THE CRUCIAL QUESTION
To be worth following, a lead character must lead. Not blindly, but with purpose.
Think back over your favorite books and movies. Now ask yourself the same question about each: what is the hero trying to accomplish—his goal, desire, or mission? Is it to get the girl, rob a bank, escape the bad guy—what? Another way to phrase the same question: does the hero succeed or fail at the end? Because once you know what he’s succeeded or failed at, you’ll know his goal.
Without even knowing what your favorite books or movies are, I can state with absolute certainty that—if those stories were commercially successful—then 999 times out of a thousand, you’ll be able to answer that question. Why? Because as a general rule, stories with aimless heroes do not get bought, published, or made into movies.
In those few cases where this does actually happen, those books and movies are almost invariably—by money-making standards—miserable failures. And while an established author or filmmaker’s career might survive such a debacle, the beginning creator’s career may not.
If your lead character is to be worth following, he must be moving toward something. That something is the goal.

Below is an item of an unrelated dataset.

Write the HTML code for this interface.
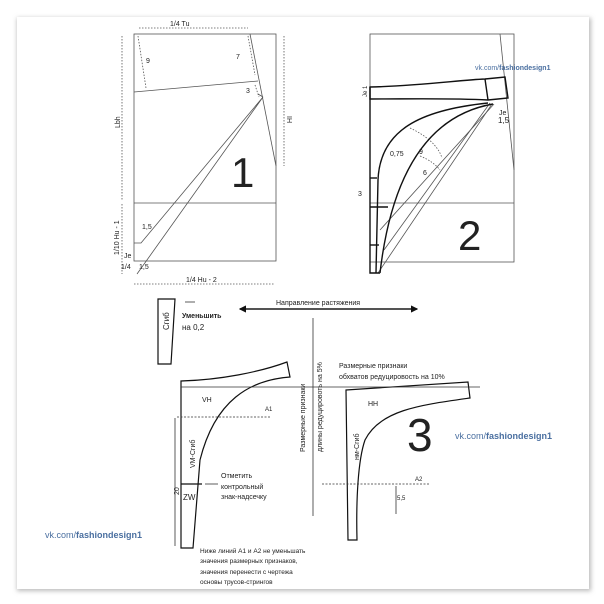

Without this, plot cannot exist. No plot means no story, means no audience. End of story (if there was one). With no goal, there can be no consistent obstacle for the hero to confront and overcome. (Think back to the obstacles in those same favorite stories.) No obstacle means no conflict—which again means no story.
And so, instead of guiding your would-be audience through a real story, you (and they) wind up stranded in…
What you get instead is a meandering collection of random events connected by nothing more than the lead character’s presence at the time they take place. And while you may believe that the force of your hero’s magnetic personality is strong enough to overcome this—it’s not. In fact, chances are the hero is no hero, but is instead as deficient as the nonexistent plot itself.
The reason is simple: people who wander aimlessly through life with no overall purpose, no particular goal, no burning desire they feel compelled to fulfill—are, quite simply, boring. It makes no difference whether they’re trust-fund brats or street people; dull is dull. Even if they’re fascinating in the short run—funny, charming, whatever—in the long run they will inevitably come off as shallow and (because of that) ultimately uninteresting. At best, they’re fun in small doses. Books and screenplays are not small doses.
In the case of a fictional character (or even a real person in a true-life story) with no goal, there’s nothing for the reader or audience to get behind, nothing to root for, no ultimate satisfaction in seeing something achieved—because there is nothing to be achieved. It’s like being lost in the desert without compass, map—or desire to get out. You just keep plodding along until you drop. No one’s going to buy that. And if you publish it yourself, no one’s going to read it. Better you find out now than later. Because of the thousands of stories I’ve encountered, I’ve seen no exception to this rule.
Now, your hero can–to a certain extent–be aimless and carefree at the very beginning of the story. (Even in such cases, there’s often a glimpse of some redeeming quality early on.) But the hero then finds his goal and struggles to attain it, embarking on this journey at the turn of the first act. And he’d better be a damned interesting fellow regardless, all through that act.
THE PITCH FROM HELL
How do you pitch something like that? Probably with something like this: “Well, it’s about this guy, and he…” And already you’ve lost them. For good examples of pitches from hell, think back to Miles explaining his unpublished novel to Maya in the Sideways movie, or (more recently) Eddie explaining the plot of his unpublished manuscript to the guys sitting at the bar in the Limitless movie. Miles gets lost, and Eddie seems to bore even himself.
Do not pitch a work that has no plot; it has no chance of success, and it might even get the door slammed in your face when you try to come back with something better. Don’t do it.
REPLOTTING THE PLOTLESS
Your best bet, if you already have (or think you may have) a work like this, is to step back and reassess. Take a look at the Story Development for Writers series on this blog. Once you’ve finished the series, reevaluate your story to see how it measures up.
If it doesn’t, decide whether you feel the story is important enough to rework. If not, move on and do better next time. If you do decide to rework it, follow the recommended steps in laying the groundwork for the revision or rewrite. You can tackle that alone, or seek professional help. The next time around, you won’t have to rework things in this way, or to this extent—because you’ll lay the foundation before you start writing.
The first story—like the first million—is always the hardest.